"Then Adlai Stevenson emerged from all the mess," recalls Moynihan, and "I was stirred by his vision, his understanding, aand the great courage tht underlay his high spirits."
Moynihan goes on to recall his own years working for Averill Harriman, and to describe an epiphany about Democratic politics:
I found to my shock that it was not the Republicans who had rejected Adlai Stevenson, but the Democrats. The working class and the lower middle class in New York State ... had profoundly lost confidence in the principles of foreign policy, even of public and social policy which most liberals regard as essentially self-evident and substantially and unquestioned. Stevenson had in fact attracted a significant vote from the professional and upper elements that normally vote Republican. But he lost Brooklyn and the Bronx in droves. The hard truth is that much of this resulted not from the attractions of Eisenhower but from plain hostility toward Stevenson and the Democratic national leadership.You can see where this is going. Moynihan is laying the groundwork to justify his decision to abandon Stevenson for his younger, more energetic, more magnetic, competitor.
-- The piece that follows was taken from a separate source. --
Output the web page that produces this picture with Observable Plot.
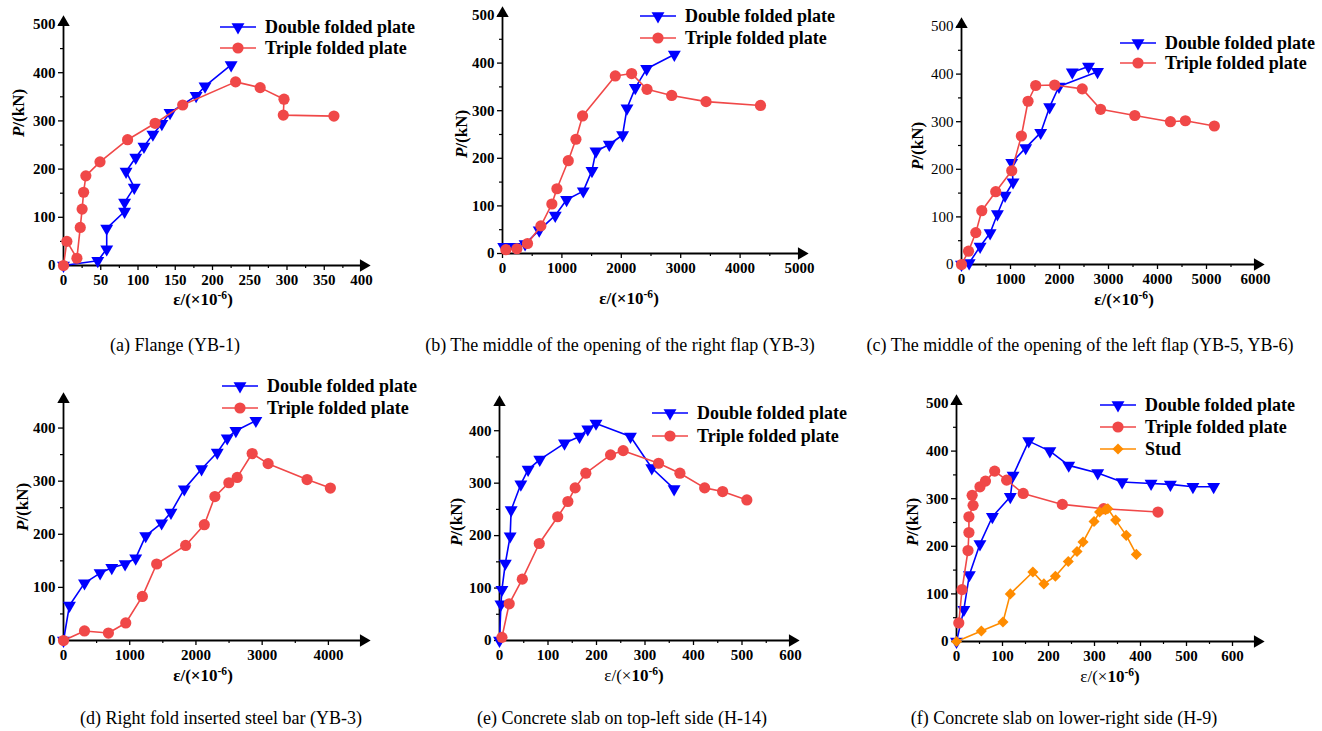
<!DOCTYPE html>
<html><head><meta charset="utf-8">
<script src="https://cdn.jsdelivr.net/npm/d3@7"></script>
<script src="https://cdn.jsdelivr.net/npm/@observablehq/plot@0.6"></script>
<style>
html,body{margin:0;padding:0;background:#fff;overflow:hidden;}
#root{position:relative;width:1322px;height:731px;font-family:"Liberation Serif","Times New Roman",Times,serif;color:#000;}
.box{position:absolute;}
.ylab{position:absolute;font-weight:bold;font-size:17px;white-space:nowrap;transform:translate(-50%,-50%) rotate(-90deg);}
.xlab{position:absolute;font-weight:bold;font-size:17px;white-space:nowrap;transform:translate(-50%,-50%);line-height:18px;}
.xlab sup{font-size:0.68em;vertical-align:0.5em;line-height:0;}
.cap{position:absolute;font-size:18px;white-space:nowrap;transform:translate(-50%,-50%);}
.leg{position:absolute;display:flex;align-items:center;height:24px;font-weight:bold;font-size:18px;white-space:nowrap;}
.leg svg{display:block;margin-right:9px;}
svg text{font-family:"Liberation Serif","Times New Roman",Times,serif;}
</style></head><body><div id="root"></div><script>
// ---------- data ----------
const seriesNames = ["Double folded plate", "Triple folded plate", "Stud"];
const captions = [
  "(a) Flange (YB-1)",
  "(b) The middle of the opening of the right flap (YB-3)",
  "(c) The middle of the opening of the left flap (YB-5, YB-6)",
  "(d) Right fold inserted steel bar (YB-3)",
  "(e) Concrete slab on top-left side (H-14)",
  "(f) Concrete slab on lower-right side (H-9)"
];

// (a)
const aDoubleX = [0, 46, 58, 58, 82, 82, 95, 84, 97, 108, 120, 132, 143, 178, 190, 225];
const aDoubleY = [0, 10, 34, 77, 112, 131, 162, 195, 224, 247, 272, 294, 317, 352, 372, 416];
const aTripleX = [0, 4.5, 18, 22.5, 25, 27, 30, 49, 86, 123, 160, 231, 264, 296, 295, 363];
const aTripleY = [0, 50, 15, 79, 117, 152, 186, 215, 261, 295, 333, 381, 369, 345, 312, 310];
// (b)
const bDoubleX = [20, 200, 380, 618, 888, 1079, 1360, 1506, 1573, 1798, 2022, 2096, 2236, 2427, 2893];
const bDoubleY = [14, 14, 20, 49, 80, 113, 131, 174, 215, 229, 249, 305, 348, 388, 418];
const bTripleX = [56, 242, 421, 646, 831, 916, 1107, 1236, 1348, 1899, 2174, 2433, 2848, 3427, 4343];
const bTripleY = [8, 10, 21, 58, 104, 136, 195, 240, 289, 373, 378, 345, 332, 319, 311];
// (c)
const cDoubleX = [0, 156, 380, 584, 733, 889, 1052, 1025, 1310, 1616, 1799, 1989, 2776, 2592, 2261];
const cDoubleY = [0, 3, 38, 66, 106, 145, 173, 214, 245, 277, 331, 374, 405, 416, 404];
const cTripleX = [0, 143, 292, 414, 699, 1025, 1222, 1358, 1514, 1901, 2464, 2838, 3537, 4264, 4569, 5160];
const cTripleY = [0, 28, 67, 113, 153, 197, 270, 343, 376, 377, 369, 326, 313, 300, 302, 291];
// (d)
const dDoubleX = [0, 90, 317, 553, 729, 930, 1090, 1241, 1482, 1623, 1824, 2085, 2322, 2472, 2603, 2905];
const dDoubleY = [0, 66, 108, 127, 137, 144, 155, 197, 221, 241, 285, 323, 354, 381, 395, 414];
const dTripleX = [0, 317, 678, 940, 1191, 1407, 1844, 2126, 2286, 2497, 2623, 2849, 3090, 3678, 4030];
const dTripleY = [0, 18, 14, 33, 83, 144, 179, 218, 271, 297, 307, 352, 333, 303, 287];
// (e)
const eDoubleX = [0, 3, 5, 12, 22, 24, 44, 59, 83, 134, 165, 182, 199, 270, 314, 360];
const eDoubleY = [0, 69, 97, 147, 199, 249, 298, 326, 345, 376, 389, 403, 414, 389, 329, 289];
const eTripleX = [5, 20, 47, 82, 120, 141, 156, 178, 229, 255, 328, 372, 423, 460, 510];
const eTripleY = [6, 70, 117, 185, 236, 265, 291, 319, 354, 362, 338, 319, 291, 284, 268];
// (f)
const fDoubleX = [0, 16, 28, 51, 78, 117, 123, 157, 203, 244, 307, 360, 423, 465, 514, 559];
const fDoubleY = [0, 67, 140, 205, 262, 304, 349, 421, 400, 370, 354, 335, 332, 330, 325, 325];
const fTripleX = [5, 12, 25, 27, 27, 36, 34, 51, 63, 83, 109, 145, 230, 320, 438];
const fTripleY = [39, 109, 191, 229, 262, 286, 307, 325, 337, 358, 339, 311, 288, 279, 272];
const fStudX = [0, 54, 101, 117, 166, 190, 215, 243, 262, 275, 299, 311, 324, 329, 346, 369, 391];
const fStudY = [0, 22, 41, 100, 146, 121, 137, 168, 189, 209, 252, 272, 277, 279, 255, 223, 183];

// tick labels
const ticksA = [0, 50, 100, 150, 200, 250, 300, 350, 400];
const ticksB = [0, 1000, 2000, 3000, 4000, 5000];
const ticksC = [0, 1000, 2000, 3000, 4000, 5000, 6000];
const ticksD = [0, 1000, 2000, 3000, 4000];
const ticksEF = [0, 100, 200, 300, 400, 500, 600];
const ticksP500 = [0, 100, 200, 300, 400, 500];
const ticksP400 = [0, 100, 200, 300, 400];

// ---------- style ----------
const FONT = '"Liberation Serif","Times New Roman",Times,serif';
const seriesColors = ["#0000ff", "#f04848", "#ff8c00"];
const seriesSymbols = ["triangle", "circle", "diamond2"];
const seriesRotate = [180, 0, 0];
const seriesR = [4.8, 5.6, 5.0];

const mids = t => t.slice(0, -1).map((v, i) => (v + t[i + 1]) / 2);
const plain = d => String(d);

const panels = [
  {box: [0, 0, 440, 365], org: [63, 265], end: [361, 24], xd: [0, 400], yd: [0, 500],
   xt: ticksA, yt: ticksP500, xm: mids(ticksA), ym: mids(ticksP500), yBold: true,
   series: [[aDoubleX, aDoubleY], [aTripleX, aTripleY]],
   ylab: [19, 113], xlab: [203, 300], xlabMixed: false, cap: [175, 345], leg: [220, 27, 21]},
  {box: [440, 0, 440, 365], org: [502, 253], end: [799, 15], xd: [0, 5000], yd: [0, 500],
   xt: ticksB, yt: ticksP500, xm: mids(ticksB), ym: mids(ticksP500), yBold: true,
   series: [[bDoubleX, bDoubleY], [bTripleX, bTripleY]],
   ylab: [462, 134], xlab: [629, 299], xlabMixed: false, cap: [620, 345], leg: [640, 16, 22]},
  {box: [880, 0, 442, 365], org: [961, 264], end: [1255, 26], xd: [0, 6000], yd: [0, 500],
   xt: ticksC, yt: ticksP500, xm: mids(ticksC), ym: mids(ticksP500), yBold: false,
   series: [[cDoubleX, cDoubleY], [cTripleX, cTripleY]],
   ylab: [918, 146], xlab: [1124, 300], xlabMixed: false, cap: [1080, 345], leg: [1120, 43, 20]},
  {box: [0, 365, 440, 366], org: [63, 640], end: [361, 401], xd: [0, 4500], yd: [0, 450],
   xt: ticksD, yt: ticksP400, xm: [500, 1500, 2500, 3500, 4500], ym: [50, 150, 250, 350, 450], yBold: true,
   series: [[dDoubleX, dDoubleY], [dTripleX, dTripleY]],
   ylab: [23, 507], xlab: [203, 676], xlabMixed: false, cap: [221, 718], leg: [222, 386, 22]},
  {box: [440, 365, 440, 366], org: [499, 640], end: [790, 404], xd: [0, 600], yd: [0, 450],
   xt: ticksEF, yt: ticksP400, xm: mids(ticksEF), ym: [50, 150, 250, 350, 450], yBold: true,
   series: [[eDoubleX, eDoubleY], [eTripleX, eTripleY]],
   ylab: [457, 522], xlab: [634, 676], xlabMixed: true, cap: [622, 718], leg: [652, 413, 23]},
  {box: [880, 365, 442, 366], org: [956, 641], end: [1255, 403], xd: [0, 650], yd: [0, 500],
   xt: ticksEF, yt: ticksP500, xm: mids(ticksEF), ym: mids(ticksP500), yBold: true,
   series: [[fDoubleX, fDoubleY], [fTripleX, fTripleY], [fStudX, fStudY]],
   ylab: [913, 522], xlab: [1110, 677], xlabMixed: true, cap: [1064, 718], leg: [1100, 405, 22]}
];

const root = document.getElementById("root");

function addDiv(cls, html, x, y) {
  const d = document.createElement("div");
  d.className = cls;
  d.innerHTML = html;
  d.style.left = x + "px";
  d.style.top = y + "px";
  root.appendChild(d);
  return d;
}

panels.forEach((p, pi) => {
  const [L, T, W, H] = p.box;
  const marks = [];
  marks.push(Plot.axisX(p.xm, {tickSize: 3, tickFormat: () => "", label: null, strokeWidth: 1.2}));
  marks.push(Plot.axisY(p.ym, {tickSize: 3, tickFormat: () => "", label: null, strokeWidth: 1.2}));
  marks.push(Plot.axisX(p.xt, {tickSize: 5, tickPadding: 4, tickFormat: plain, label: null, strokeWidth: 1.3,
    fontSize: 15, fontWeight: "bold", fill: "#000"}));
  marks.push(Plot.axisY(p.yt, {tickSize: 5, tickPadding: 3, tickFormat: plain, label: null, strokeWidth: 1.3,
    fontSize: 15, fontWeight: p.yBold ? "bold" : "normal", fill: "#000"}));
  marks.push(Plot.ruleY([p.yd[0]], {stroke: "#000", strokeWidth: 1.8}));
  marks.push(Plot.ruleX([p.xd[0]], {stroke: "#000", strokeWidth: 1.8}));
  marks.push(Plot.dot([{x: p.xd[1], y: p.yd[0]}], {x: "x", y: "y", symbol: "triangle", rotate: 90, r: 4.6, fill: "#000", dx: 2}));
  marks.push(Plot.dot([{x: p.xd[0], y: p.yd[1]}], {x: "x", y: "y", symbol: "triangle", r: 4.6, fill: "#000", dy: -2}));
  p.series.forEach(([xs, ys], si) => {
    const rows = xs.map((x, i) => ({x, y: ys[i]}));
    marks.push(Plot.line(rows, {x: "x", y: "y", stroke: seriesColors[si], strokeWidth: 1.6}));
    marks.push(Plot.dot(rows, {x: "x", y: "y", symbol: seriesSymbols[si], r: seriesR[si],
      rotate: seriesRotate[si], fill: seriesColors[si]}));
  });
  const svg = Plot.plot({
    width: W, height: H,
    marginLeft: p.org[0] - L, marginRight: L + W - p.end[0],
    marginTop: p.end[1] - T, marginBottom: T + H - p.org[1],
    x: {domain: p.xd, nice: false},
    y: {domain: p.yd, nice: false},
    style: {fontFamily: FONT, background: "transparent", overflow: "visible", color: "#000"},
    marks
  });
  const box = document.createElement("div");
  box.className = "box";
  box.style.left = L + "px"; box.style.top = T + "px";
  box.style.width = W + "px"; box.style.height = H + "px";
  box.appendChild(svg);
  root.appendChild(box);

  addDiv("ylab", '<i>P</i>/(kN)', p.ylab[0], p.ylab[1]);
  const xl = p.xlabMixed
    ? '<span style="font-weight:normal">ε/(×</span>10<sup>-6</sup>)'
    : 'ε/(×10<sup>-6</sup>)';
  addDiv("xlab", xl, p.xlab[0], p.xlab[1]);
  addDiv("cap", captions[pi], p.cap[0], p.cap[1]);

  p.series.forEach((s, si) => {
    const sym = d3.symbol(
      {triangle: d3.symbolTriangle, circle: d3.symbolCircle, diamond2: d3.symbolDiamond2}[seriesSymbols[si]],
      Math.PI * seriesR[si] * seriesR[si]
    )();
    const icon = `<svg width="36" height="24"><line x1="0" x2="36" y1="12" y2="12" stroke="${seriesColors[si]}" stroke-width="1.6"/>` +
      `<path d="${sym}" fill="${seriesColors[si]}" transform="translate(18,12) rotate(${seriesRotate[si]})"/></svg>`;
    addDiv("leg", icon + "<span>" + seriesNames[si] + "</span>", p.leg[0], p.leg[1] + si * p.leg[2] - 12);
  });
});
</script></body></html>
Kennedy, Moynihan argues, stands for almost everything Stevenson stood for. But Kennedy can (and, of course, did) win.
History, they say, does not repeat itself, but it rhymes. We've said that Obama is Kennedy--well, no more of that. Or Carter. Or Hoover. Maybe he's just Adlai Stevenson. And who will be Obama's JFK?
1 comment:
if hilary "retires" as sec of state she will be obama's jfk. i'm not recommending it.